What would be the answer to $\int (\cos(\frac1 x)+ \frac1 x\sin(\frac1 x))dx$ for $x \neq 0$?

Question

Well, that pretty much wraps up my question. But to give you some clues, I tried Geogebra and it said this Integral is undefined (I'm assuming since $x$ cannot be zero?). However, Symbolab does give me an answer $(x\cos(\frac1 x)+2C)$. However, the app fails to show the steps. Does anyone know if this answer is correct and, if so, how you go about solving the said integral?
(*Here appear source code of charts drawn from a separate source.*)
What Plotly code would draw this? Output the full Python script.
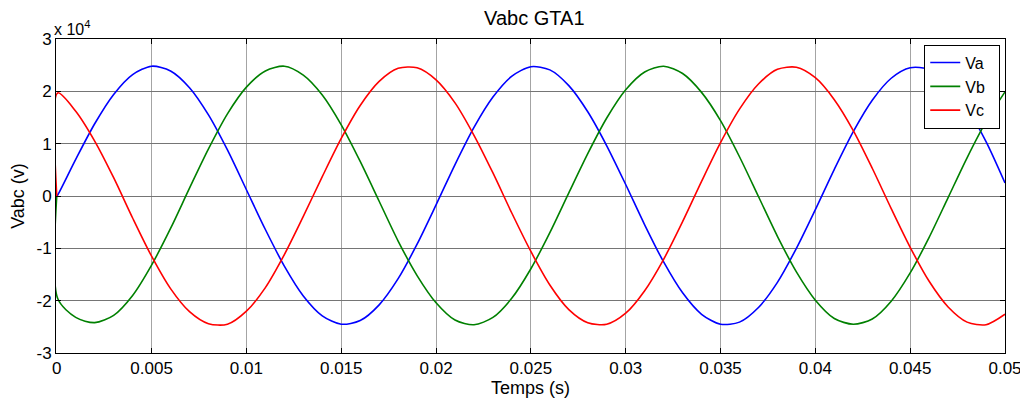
import plotly.graph_objects as go

# -------------------------------------------------
# Data, values in units of 1e4 V
# -------------------------------------------------
t_ms = [0, 0.05, 1, 2, 3, 4, 5, 6, 7, 8, 9, 10,
        11, 12, 13, 14, 15, 16, 17, 18, 19, 20,
        21, 22, 23, 24, 25, 26, 27, 28, 29, 30,
        31, 32, 33, 34, 35, 36, 37, 38, 39, 40,
        41, 42, 43, 44, 45, 46, 47, 48, 49, 50]

va = [0.00, 0.02, 0.70, 1.38, 1.94, 2.32, 2.48, 2.39, 2.07, 1.55, 0.88, 0.12,
      -0.64, -1.34, -1.91, -2.29, -2.45, -2.38, -2.08, -1.58, -0.92, -0.17,
      0.60, 1.31, 1.89, 2.29, 2.47, 2.41, 2.11, 1.61, 0.96, 0.22,
      -0.55, -1.26, -1.85, -2.26, -2.45, -2.41, -2.13, -1.65, -1.00, -0.26,
      0.51, 1.23, 1.83, 2.25, 2.45, 2.42, 2.16, 1.68, 1.04, 0.25]

vb = [0.00, -1.96, -2.32, -2.42, -2.28, -1.90, -1.32, -0.62, 0.15, 0.90, 1.57, 2.08,
      2.39, 2.48, 2.31, 1.93, 1.36, 0.66, -0.10, -0.86, -1.52, -2.04,
      -2.37, -2.46, -2.32, -1.95, -1.39, -0.70, 0.06, 0.81, 1.49, 2.03,
      2.37, 2.48, 2.34, 1.98, 1.44, 0.75, -0.01, -0.77, -1.45, -1.99,
      -2.34, -2.45, -2.35, -2.01, -1.47, -0.79, -0.03, 0.73, 1.42, 1.99]

vc = [0.00, 1.97, 1.62, 1.05, 0.35, -0.42, -1.15, -1.77, -2.21, -2.44, -2.45, -2.20,
      -1.75, -1.12, -0.39, 0.37, 1.10, 1.73, 2.19, 2.44, 2.45, 2.22,
      1.78, 1.16, 0.44, -0.33, -1.06, -1.70, -2.17, -2.42, -2.45, -2.24,
      -1.81, -1.21, -0.49, 0.28, 1.02, 1.66, 2.14, 2.42, 2.46, 2.26,
      1.84, 1.25, 0.53, -0.24, -0.98, -1.63, -2.12, -2.41, -2.46, -2.26]

t_s = [v / 1000 for v in t_ms]

x_ticks = [0, 0.005, 0.01, 0.015, 0.02, 0.025, 0.03, 0.035, 0.04, 0.045, 0.05]
x_tick_labels = ["0", "0.005", "0.01", "0.015", "0.02", "0.025",
                 "0.03", "0.035", "0.04", "0.045", "0.05"]
y_ticks = [-3, -2, -1, 0, 1, 2, 3]

FONT = "Liberation Sans, Arial, sans-serif"
NBSP = "\u00a0"

fig = go.Figure()

for name, vals, color in [("Va", va, "#0000ff"),
                          ("Vb", vb, "#008000"),
                          ("Vc", vc, "#ff0000")]:
    fig.add_trace(
        go.Scatter(
            x=t_s,
            y=vals,
            mode="lines",
            name=name + NBSP * 2,
            line=dict(color=color, width=1.6, shape="spline", smoothing=0.8),
        )
    )

axis_common = dict(
    showline=True,
    linecolor="black",
    linewidth=1,
    mirror="ticks",
    ticks="inside",
    ticklen=5,
    tickcolor="black",
    showgrid=True,
    gridwidth=1,
    zeroline=False,
    automargin=False,
    tickfont=dict(family=FONT, size=17, color="black"),
)

fig.update_xaxes(
    range=[-0.00004, 0.05],
    tickvals=x_ticks,
    ticktext=x_tick_labels,
    gridcolor="#a4a4a4",
    title=dict(text="Temps (s)", font=dict(family=FONT, size=18, color="black"),
               standoff=0),
    **axis_common,
)
fig.update_yaxes(
    range=[-3, 3],
    tickvals=y_ticks,
    ticktext=[str(v) for v in y_ticks],
    gridcolor="#757575",
    title=dict(text="Vabc (v)", font=dict(family=FONT, size=18, color="black"),
               standoff=10),
    **axis_common,
)

# exponent label, MATLAB style
fig.add_annotation(
    x=0, y=1, xref="paper", yref="paper",
    text="x 10<sup>4</sup>",
    showarrow=False,
    xanchor="left", yanchor="bottom",
    xshift=-4, yshift=-1,
    font=dict(family=FONT, size=16, color="black"),
)

# page body keeps its default 8px margin, so the figure is 8px smaller
fig.update_layout(
    width=1020,
    height=395,
    margin=dict(l=48, r=23, t=31, b=50),
    paper_bgcolor="white",
    plot_bgcolor="white",
    title=dict(text="Vabc GTA1", x=0.516, xanchor="center",
               y=0.975, yanchor="middle",
               font=dict(family=FONT, size=20, color="black")),
    legend=dict(
        x=0.995, y=0.982, xanchor="right", yanchor="top",
        bgcolor="white",
        bordercolor="black",
        borderwidth=1,
        font=dict(family=FONT, size=16, color="black"),
        tracegroupgap=0,
    ),
    showlegend=True,
)

fig.write_html("out.html")
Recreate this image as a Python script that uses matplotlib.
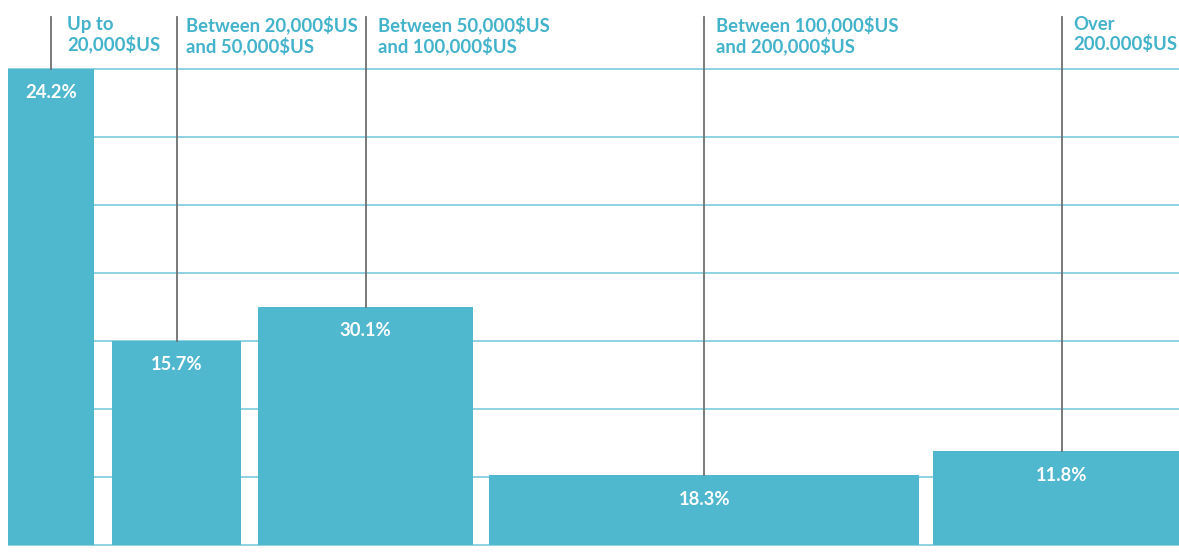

At first, I tried substituting $\frac1 x$, but that didn't seem to help much.
Thank you in advance for any help you can provide.

Answer 1

With $u=1/x$ it becomes arguably easier to spot:$$\int(\tfrac{-1}{u^2}\cos u+\tfrac{1}{u}\cdot-\sin u)du=\tfrac1u\cos u+C.$$Then there's integration by parts:$$\int\cos\tfrac1xdx=x\cos\tfrac1x-\int\tfrac1x\sin\tfrac1xdx.$$Either way though, you pretty much have to spot the same thing regardless of technique.

Answer 2

You can always check indefinite integrals solutions by differentiating them. So, Symbolab gives you right answer.

If you want to solve it by yourself, then first make substitution $u=1/x$, and then solve each of summands by partial integrations. Or, you can recognizine derivate of product under integral.